中断中の独り言/映画「山の郵便配達」

NHKBS で放送された1999年の中国映画「山の郵便配達」を長い間録画したままにしていたがようやく見終えることが出来た。

冒頭字幕で出てくる原題は中国語で「那山 那人 那狗・ナーシャン ナーレン ナーゴウ・あの山 あの人 あの犬」である。また併記されている英題は「POSTMEN IN THE MOUNTAINS」となっていて日本版の題名は英語の題名を直訳したものになっている。

1980年代始め頃の中国湖南省の山岳地帯が舞台で、長年にわたってこの険しい地域に、歩いて手紙を届けてきた郵便配達人が老いて引退を決め、その後を継ぐことを決めた一人息子と共に最後の配達行に出る。

その配達は往復223kmの距離の山道を、2泊3日かけて重い郵便荷物を背負い、川を歩き崖を登り配達する過酷なものである。

映画はその間の出来事、父と子の心の動き、過去の家族との想い出、手紙の受け取り人達との繋がりなどが、湖南省の山、田畑、少数民族の暮らしなどを背景にゆったり丁寧に描かれる。

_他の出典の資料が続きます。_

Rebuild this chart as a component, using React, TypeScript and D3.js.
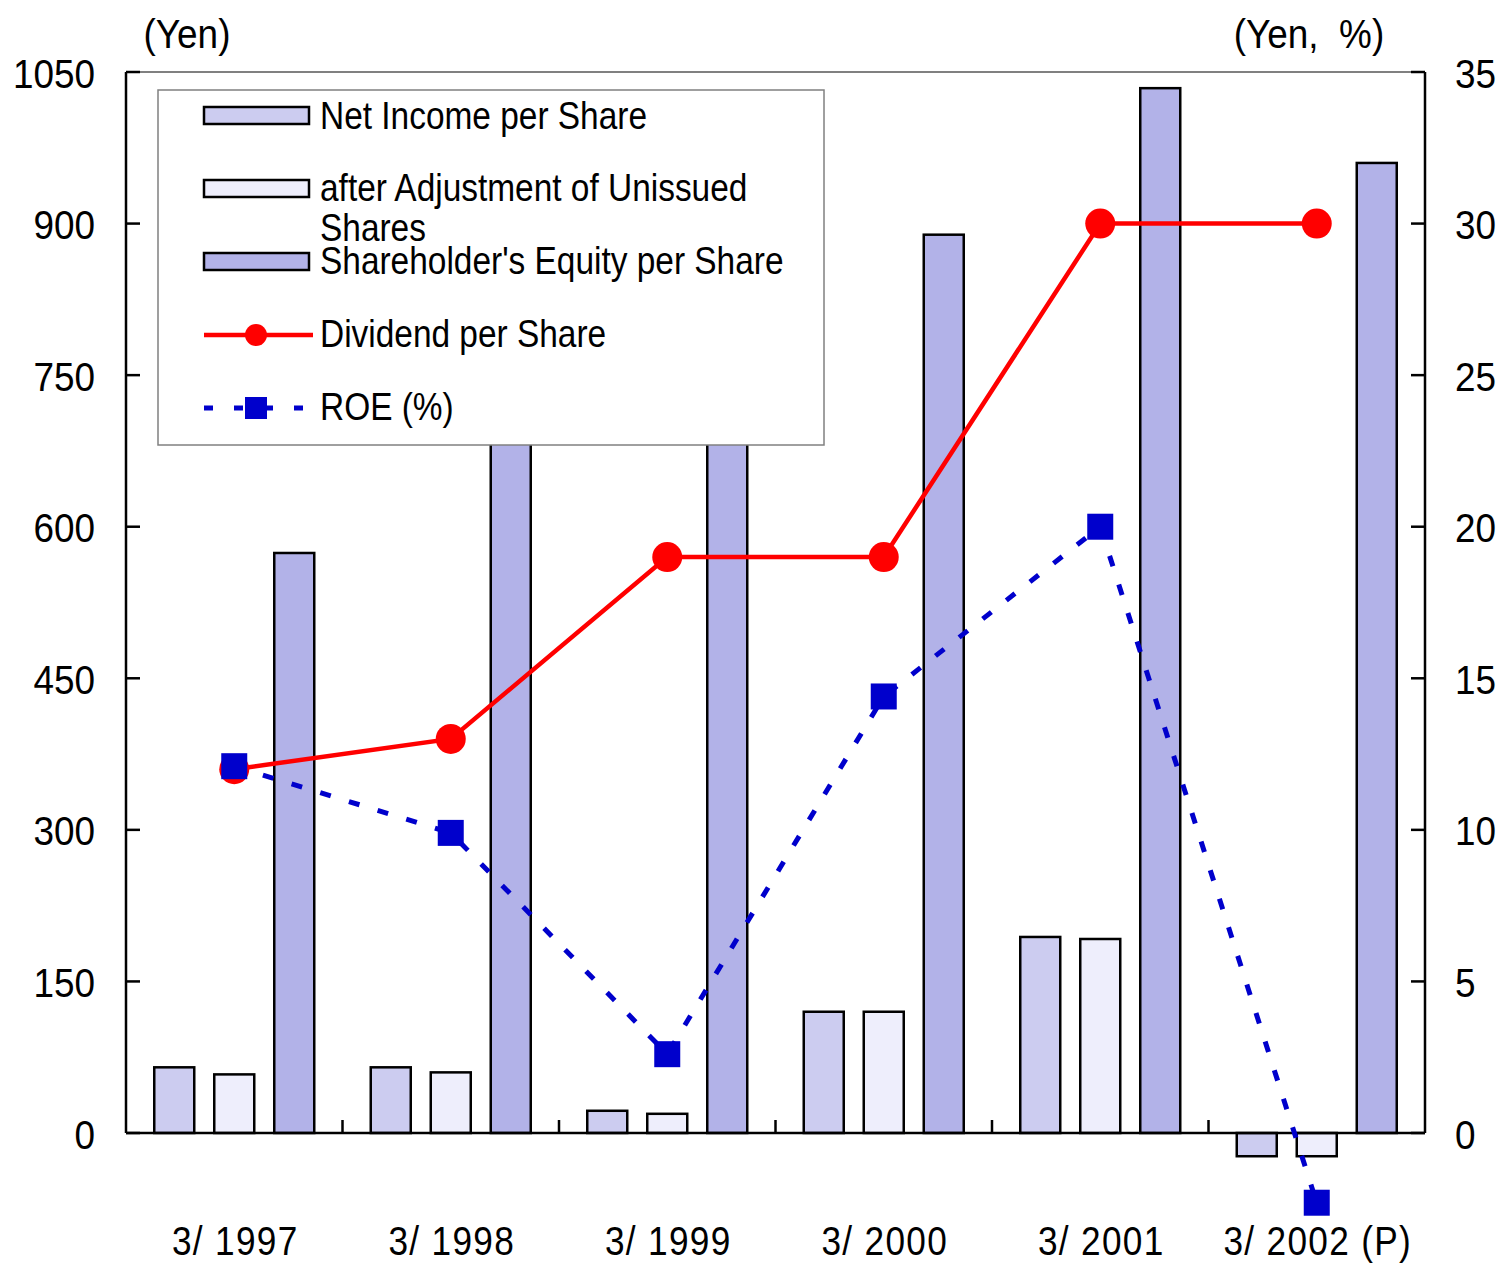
import React from "react";
import * as d3 from "d3";

const categories = ["3/1997", "3/1998", "3/1999", "3/2000", "3/2001", "3/2002 (P)"];
const netIncome = [65, 65, 22, 120, 194, -23];
const netIncomeAdj = [58, 60, 19, 120, 192, -23];
const equity = [574, 720, 780, 889, 1034, 960];
const dividend = [12, 13, 19, 19, 30, 30];
const roe = [12.1, 9.9, 2.6, 14.4, 20.0, -2.3];
const leftTicks = [0, 150, 300, 450, 600, 750, 900, 1050];
const rightTicks = [0, 5, 10, 15, 20, 25, 30, 35];
const barSeries = ["ni", "adj", "eq"];
const barColors = ["#CCCCF0", "#EEEEFC", "#B2B2E8"];
const barValues = [netIncome, netIncomeAdj, equity];

const W = 1503, H = 1263;
const L = 126, R = 1425, T = 72, B = 1133;
const FONT = "'Liberation Sans', Arial, sans-serif";

function CText({ x, y, size, sx = 0.9, anchor = "start", dy = "0", ls = 0, children }: any) {
  return (
    <text
      transform={`translate(${x},${y}) scale(${sx},1)`}
      fontSize={size}
      textAnchor={anchor}
      dy={dy}
      fontFamily={FONT}
      letterSpacing={ls}
      fill="#000"
      style={{ whiteSpace: "pre" }}
    >
      {children}
    </text>
  );
}

export default function App() {
  const x = d3.scaleBand<string>().domain(categories).range([L, R]).padding(0);
  const xs = d3.scaleBand<string>().domain(barSeries).range([-80, 80]).paddingInner(1 / 3).paddingOuter(0);
  const yL = d3.scaleLinear().domain([0, 1050]).range([B, T]);
  const yR = d3.scaleLinear().domain([0, 35]).range([B, T]);
  const cx = (c: string) => (x(c) as number) + x.bandwidth() / 2;

  const divLine = d3.line<number>().x((_, i) => cx(categories[i])).y((d) => yR(d));
  const roeLine = d3.line<number>().x((_, i) => cx(categories[i])).y((d) => yR(d));

  const boundaries = categories.slice(1).map((c) => x(c) as number);

  return (
    <svg width={W} height={H} style={{ position: "absolute", left: 0, top: 0, background: "#fff" }}>
      <rect x={0} y={0} width={W} height={H} fill="#fff" />
      {/* bars */}
      {categories.map((c, i) =>
        barSeries.map((s, j) => {
          const v = barValues[j][i];
          const x0 = cx(c) + (xs(s) as number);
          const y0 = Math.min(yL(v), yL(0));
          const h = Math.abs(yL(v) - yL(0));
          return (
            <rect key={c + s} x={x0} y={y0} width={xs.bandwidth()} height={h}
              fill={barColors[j]} stroke="#000" strokeWidth={2.5} />
          );
        })
      )}
      {/* frame */}
      <line x1={L} x2={R} y1={T} y2={T} stroke="#808080" strokeWidth={2} />
      <line x1={L} x2={L} y1={T} y2={B} stroke="#000" strokeWidth={2.5} />
      <line x1={R} x2={R} y1={T} y2={B} stroke="#000" strokeWidth={2.5} />
      <line x1={L} x2={R} y1={B} y2={B} stroke="#000" strokeWidth={2.5} />
      {leftTicks.map((t) => (
        <g key={"l" + t}>
          <line x1={L} x2={L + 14} y1={yL(t)} y2={yL(t)} stroke="#000" strokeWidth={2.5} />
          <CText x={95} y={yL(t)} size={41} anchor="end" dy="0.38em">{t}</CText>
        </g>
      ))}
      {rightTicks.map((t) => (
        <g key={"r" + t}>
          <line x1={R - 14} x2={R} y1={yR(t)} y2={yR(t)} stroke="#000" strokeWidth={2.5} />
          <CText x={1455} y={yR(t)} size={41} anchor="start" dy="0.38em">{t}</CText>
        </g>
      ))}
      {boundaries.map((b, i) => (
        <line key={"b" + i} x1={b} x2={b} y1={B} y2={B - 13} stroke="#000" strokeWidth={2.5} />
      ))}
      {categories.map((c) => (
        <CText key={"x" + c} x={cx(c) + 1} y={1255} size={40} sx={0.88} anchor="middle" ls={1.5}>
          {c.replace("/", "/ ")}
        </CText>
      ))}
      <CText x={187} y={48} size={41} anchor="middle">(Yen)</CText>
      <CText x={1309} y={48} size={41} anchor="middle">{"(Yen,  %)"}</CText>

      {/* lines */}
      <path d={divLine(dividend) || ""} fill="none" stroke="#FF0000" strokeWidth={4.5} />
      {dividend.map((d, i) => (
        <circle key={"d" + i} cx={cx(categories[i])} cy={yR(d)} r={15} fill="#FF0000" />
      ))}
      <path d={roeLine(roe) || ""} fill="none" stroke="#0000CC" strokeWidth={5} strokeDasharray="11 19" />
      {roe.map((d, i) => (
        <rect key={"q" + i} x={cx(categories[i]) - 13} y={yR(d) - 13} width={26} height={26} fill="#0000CC" />
      ))}

      {/* legend */}
      <rect x={158} y={90} width={666} height={355} fill="#fff" stroke="#808080" strokeWidth={1.5} />
      <rect x={204} y={107} width={105} height={17} fill={barColors[0]} stroke="#000" strokeWidth={2.5} />
      <CText x={320} y={129} size={38} sx={0.88}>Net Income per Share</CText>
      <rect x={204} y={180} width={105} height={17} fill={barColors[1]} stroke="#000" strokeWidth={2.5} />
      <CText x={320} y={201} size={38} sx={0.88}>after Adjustment of Unissued</CText>
      <CText x={320} y={241} size={38} sx={0.88}>Shares</CText>
      <rect x={204} y={253} width={105} height={17} fill={barColors[2]} stroke="#000" strokeWidth={2.5} />
      <CText x={320} y={274} size={38} sx={0.88}>Shareholder's Equity per Share</CText>
      <line x1={204} x2={313} y1={335} y2={335} stroke="#FF0000" strokeWidth={4.5} />
      <circle cx={256} cy={335} r={11} fill="#FF0000" />
      <CText x={320} y={347} size={38} sx={0.88}>Dividend per Share</CText>
      <line x1={204} x2={308} y1={408} y2={408} stroke="#0000CC" strokeWidth={5} strokeDasharray="9 21" />
      <rect x={245} y={397} width={22} height={22} fill="#0000CC" />
      <CText x={320} y={420} size={38} sx={0.88}>ROE (%)</CText>
    </svg>
  );
}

これらの中で心に残ったエピソードのひとつ、配達の途中、息子に少数民族・トン族の娘との出逢いがあり父親も優しく見守り、今後のことを息子に尋ねたときの息子の答え「自分は山の娘とは結婚しない、母さんみたいに故郷を恋しがるのが怖い」

母親も山に住む少数民族の出身で、父親はここで初めて母親の故郷を想う心を知ることになる。

この映画の主人公はもう1匹いて、いつも配達に付いてくる「次男坊」と呼ばれるシェパード種の飼い犬、途中の休憩時、荷物の手紙が風に飛ばされた危機一髪の際に、手紙を素早く追いかけ咥えて回収に成功する場面では思わず手を叩いてしまった。

主人公達の行動や言葉を通じ「仕事」というものに対する真摯な向き合いが表現されていて、「山の郵便配達」という題名も充分理解出来るが、映画、映像全体として見た場合原題の「那山 那人 那狗」の方がより相応しい気もする。

湖南省は中国第二の湖で、漢詩などに吟われる「洞庭湖(どうていこ)」の南にあることからこの名があり、山岳地帯を多く抱え少数民族も多く暮らす。

この映画の映像の、深く雄大な山々、切り開かれた棚田、大きな水車、少数民族の暮らしなど、規模は違うが私の母親の里や子供の頃の生まれた村などの原風景を懐かしく思い出させるものがある。

地味ながら中国映画の良さがにじみ出た作品のような気がしている。